The CIA investigates its Inspector General

If the director [of the CIA] has a problem with the way the Inspector General is performing his job, he can go to the Congress, to the president’s intelligence oversight board, or he can go to the president himself.

Frederick Hitz objects to an announcement that CIA Director Michael Hayden has ordered an internal investigation of the CIA’s Inspector General.

The inquiry is focused on the conduct of CIA Inspector General John L. Helgerson and his office. Officials said it was aimed in particular at evaluating whether his office was fair and impartial in its scrutiny of the agency’s terrorist detention and interrogation programs. …

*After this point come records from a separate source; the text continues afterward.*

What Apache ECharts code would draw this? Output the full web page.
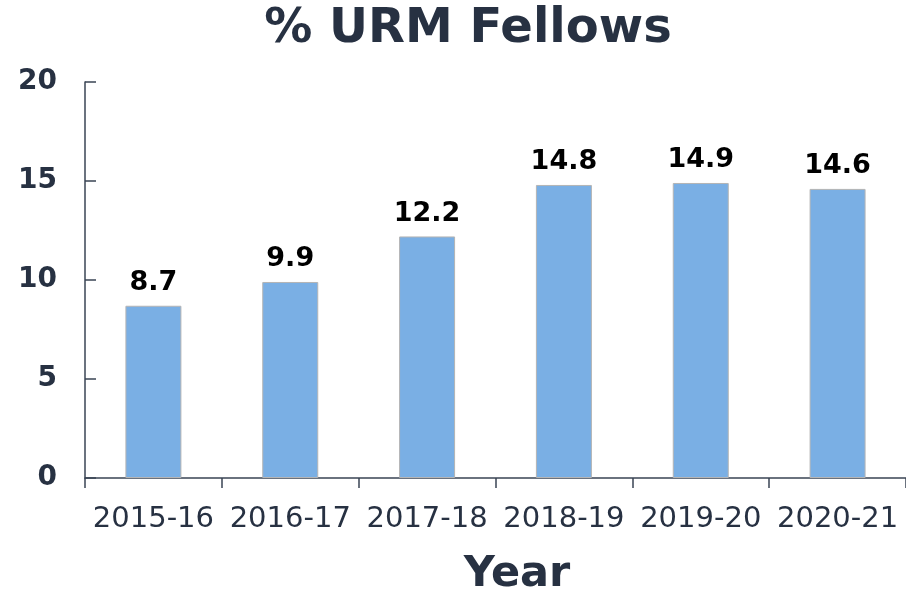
<!DOCTYPE html>
<html>
<head>
<meta charset="utf-8">
<script src="https://cdn.jsdelivr.net/npm/echarts@6/dist/echarts.min.js"></script>
<style>html,body{margin:0;padding:0;background:#fff}#c{width:906px;height:591px}</style>
</head>
<body>
<div id="c"></div>
<script>
const categories = ['2015-16','2016-17','2017-18','2018-19','2019-20','2020-21'];
const values = [8.7, 9.9, 12.2, 14.8, 14.9, 14.6];
const yTicks = [0, 5, 10, 15, 20];
const titleText = '% URM Fellows';
const xName = 'Year';

const dark = '#273142';
const chart = echarts.init(document.getElementById('c'));
chart.setOption({
  animation: false,
  title: [
    { text: titleText, left: 463, textAlign: 'center', top: 1,
      textStyle: { fontFamily: 'DejaVu Sans', fontWeight: 'bold', fontSize: 48, color: dark } },
    { text: xName, left: 512, textAlign: 'center', top: 548,
      textStyle: { fontFamily: 'DejaVu Sans', fontWeight: 'bold', fontSize: 43, color: dark } }
  ],
  grid: { left: 85, right: -4, top: 82, bottom: 113, containLabel: false },
  xAxis: {
    type: 'category', data: categories,
    axisLine: { lineStyle: { color: '#3a4454', width: 1.5 } },
    axisTick: { show: true, alignWithLabel: false, length: 10, lineStyle: { color: '#3a4454', width: 1.5 } },
    axisLabel: { fontFamily: 'DejaVu Sans', fontSize: 29, color: dark, margin: 27, interval: 0 }
  },
  yAxis: {
    type: 'value', min: yTicks[0], max: yTicks[yTicks.length - 1], interval: yTicks[1] - yTicks[0],
    axisLine: { show: true, lineStyle: { color: '#3a4454', width: 1.5 } },
    axisTick: { show: true, inside: true, length: 11, lineStyle: { color: '#3a4454', width: 1.5 } },
    splitLine: { show: false },
    axisLabel: { fontFamily: 'DejaVu Sans', fontWeight: 'bold', fontSize: 28, color: dark, margin: 28 }
  },
  series: [{
    type: 'bar', data: values, barWidth: 56,
    itemStyle: { color: '#7aafe4', borderColor: '#b5b5b5', borderWidth: 1 },
    label: { show: true, position: 'top', distance: 9,
      fontFamily: 'DejaVu Sans', fontWeight: 'bold', fontSize: 27, color: '#000' }
  }]
});
</script>
</body>
</html>
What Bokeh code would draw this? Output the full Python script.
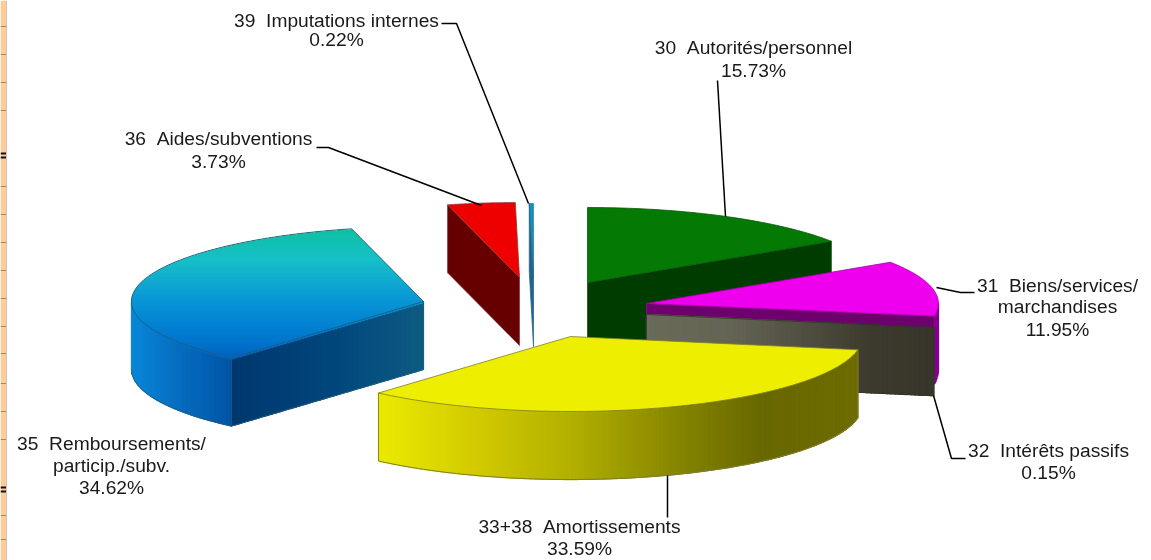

The CIA created a network of secret overseas prisons shortly after the Sept. 11 attacks, and it has faced severe international criticism for employing harsh interrogation tactics as well as a program known as “extraordinary rendition,” in which prisoners have been transferred to countries known to use torture.

The Inspector General has issued a series of reports sharply critical of top CIA officials.

Hitz (who was the CIA’s Inspector General from 1990 to 1998) is making the point that Director Hayden has other options if he is concerned about the performance of the Inspector General. He describes the investigation as an attempt “to call off the dogs”.

U.S. intelligence officials who are concerned about the inquiry said it was unprecedented and could threaten the independence of the inspector general position. The probe “could at least lead to appearances he’s trying to interfere with the IG, or intimidate the IG or get the IG to back off,” said a U.S. official familiar with the probe.

It’s not as if there are no legitimate concerns about the performance of the CIA!

Helgerson has become an unusually high-profile occupant of the position largely because his tenure has coincided with a series of historic intelligence blunders.

An examination of failures leading up to the Sept. 11 attacks was sharply critical of [former CIA Director George] Tenet and other senior CIA officials, saying they “did not discharge their duties in a satisfactory manner,” and calling for the creation of special in-house panels to determine whether they should be reprimanded.

Americans should understand that the Bush Administration continually resists accountability of any kind — even accountability to the US Constitution.

Actually, to resist accountability is a normal trait of governments and other authority figures. But Americans (including Democrats in Congress) are allowing the Bush Administration to get away with it. This sort of bullshit should set alarm bells ringing:

The CIA probe comes at a time when the powers of inspectors general in agencies throughout the federal government are under renewed debate. This month, the Bush administration threatened to veto a House bill that would strengthen the independence of inspectors general by giving them seven-year terms and permit the White House to fire them only for cause.

N.B. The President wants the option of firing Inspectors General without cause — in other words, anytime he feels like it, for any reason or none. Is it true that "America does not care"?


1 Comment (+add yours?)

  1. nebcanuck
    Oct 12, 2007 @ 21:55:00

    The President has the ability to arrest who he wants without question. Now he wants to be able to fire Inspectors General without cause. What’s next? The ability to elect the Congress he desires? I agree with you absolutely that the Bush administration’s legacy is one of avoiding accountability. Other governments are good at it, but the President’s ability to veto really gives him an edge over say, Harper, who still has to abide by his minority parliament!